All publications, patents, and patent documents referred to in this document are incorporated by reference herein in their entirety, as though individually incorporated by reference. In the event of inconsistent usages between this document and those documents so incorporated by reference, the usage in the incorporated reference(s) should be considered supplementary to that of this document; for irreconcilable inconsistencies, the usage in this document controls.
In this document, the terms “a” or “an” are used, as is common in patent documents, to include one or more than one, independent of any other instances or usages of “at least one” or “one or more.” In this document, the term “or” is used to refer to a nonexclusive or, such that “A or B” includes “A but not B,” “B but not A,” and “A and B,” unless otherwise indicated. In the appended claims, the terms “including” and “in which” are used as the plain-English equivalents of the respective terms “comprising” and “wherein.” Also, in the following claims, the terms “including” and “comprising” are open-ended, that is, a system, device, article, or process that includes elements in addition to those listed after such a term in a claim are still deemed to fall within the scope of that claim.

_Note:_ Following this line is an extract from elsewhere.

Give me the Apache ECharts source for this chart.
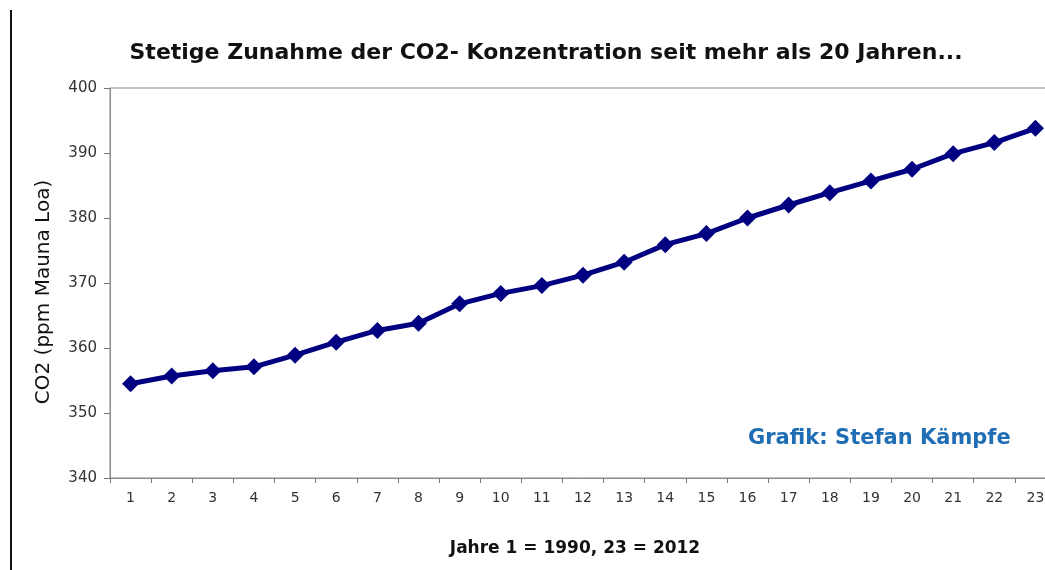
<!DOCTYPE html>
<html>
<head>
<meta charset="utf-8">
<script src="https://cdn.jsdelivr.net/npm/echarts@6/dist/echarts.min.js"></script>
<style>
html,body{margin:0;padding:0;background:#fff;}
#main{width:1045px;height:570px;}
</style>
</head>
<body>
<div id="main"></div>
<script>
// Jahre 1..23 (1990..2012)
var jahre = ['1','2','3','4','5','6','7','8','9','10','11','12','13','14','15','16','17','18','19','20','21','22','23'];
// CO2 Mauna Loa, ppm
var co2 = [354.5, 355.7, 356.5, 357.1, 358.9, 360.9, 362.7, 363.8, 366.8, 368.4, 369.6, 371.2, 373.2, 375.9, 377.6, 380.0, 382.0, 383.9, 385.7, 387.5, 389.9, 391.6, 393.8];
var yTicks = {min: 340, max: 400, step: 10};

var myChart = echarts.init(document.getElementById('main'));

option = {
    backgroundColor: '#fff',
    animation: false,
    title: {
        text: 'Stetige Zunahme der CO2- Konzentration seit mehr als 20 Jahren...',
        left: 541,
        textAlign: 'center',
        top: 37,
        textStyle: {
            fontFamily: 'DejaVu Sans',
            fontWeight: 'bold',
            fontSize: 22,
            color: '#111'
        }
    },
    grid: {
        left: 110,
        top: 88,
        width: 946,
        height: 390,
        outerBoundsMode: 'none',
        containLabel: false,
        show: true,
        borderColor: '#8a8a8a',
        borderWidth: 1
    },
    xAxis: {
        type: 'category',
        data: jahre,
        boundaryGap: true,
        name: 'Jahre 1 = 1990, 23 = 2012',
        nameLocation: 'middle',
        nameGap: 62,
        nameTextStyle: {
            fontFamily: 'DejaVu Sans',
            fontWeight: 'bold',
            fontSize: 17,
            color: '#111',
            padding: [0, 16, 0, 0]
        },
        axisLine: {lineStyle: {color: '#8a8a8a', width: 1}},
        axisTick: {show: true, interval: 0, length: 5, lineStyle: {color: '#777'}},
        axisLabel: {
            interval: 0,
            margin: 13,
            fontFamily: 'DejaVu Sans',
            fontSize: 14,
            color: '#333'
        },
        splitLine: {show: false}
    },
    yAxis: {
        type: 'value',
        min: yTicks.min,
        max: yTicks.max,
        interval: yTicks.step,
        name: 'CO2 (ppm Mauna Loa)',
        nameLocation: 'middle',
        nameRotate: 90,
        nameGap: 56,
        nameTextStyle: {
            fontFamily: 'DejaVu Sans',
            fontSize: 20,
            color: '#111',
            padding: [0, 0, 0, -18]
        },
        axisLine: {show: true, lineStyle: {color: '#8a8a8a', width: 1}},
        axisTick: {show: true, length: 6, lineStyle: {color: '#777'}},
        axisLabel: {
            margin: 13,
            fontFamily: 'DejaVu Sans',
            fontSize: 15,
            color: '#333'
        },
        splitLine: {show: false}
    },
    graphic: [
        {
            type: 'line',
            shape: {x1: 11, y1: 10, x2: 11, y2: 570},
            style: {stroke: '#111', lineWidth: 2}
        },
        {
            type: 'text',
            left: 748,
            top: 428,
            style: {
                text: 'Grafik: Stefan Kämpfe',
                fontFamily: 'DejaVu Sans',
                fontWeight: 'bold',
                fontSize: 21,
                fill: '#1f6db4'
            }
        }
    ],
    series: [
        {
            name: 'CO2',
            type: 'line',
            data: co2,
            symbol: 'diamond',
            symbolSize: 17,
            lineStyle: {color: '#000080', width: 5},
            itemStyle: {color: '#000080'}
        }
    ]
};

myChart.setOption(option);
</script>
</body>
</html>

Moreover, in the following claims, the terms “first,” “second,” and “third,” etc. are used merely as labels, and are not intended to impose numerical requirements on their objects.
The above description is intended to be illustrative, and not restrictive. For example, the above-described examples (or one or more aspects thereof) may be used in combination with each other. Other embodiments may be used, such as by one of ordinary skill in the art upon reviewing the above description. The Abstract is to allow the reader to quickly ascertain the nature of the technical disclosure and is submitted with the understanding that it will not be used to interpret or limit the scope or meaning of the claims. Also, in the above Detailed Description, various features may be grouped together to streamline the disclosure. This should not be interpreted as intending that an unclaimed disclosed feature is essential to any claim. Rather, inventive subject matter may lie in less than all features of a particular disclosed embodiment. Thus, the following claims are hereby incorporated into the Detailed Description, with each claim standing on its own as a separate embodiment. The scope of the embodiments should be determined with reference to the appended claims, along with the full scope of equivalents to which such claims are entitled.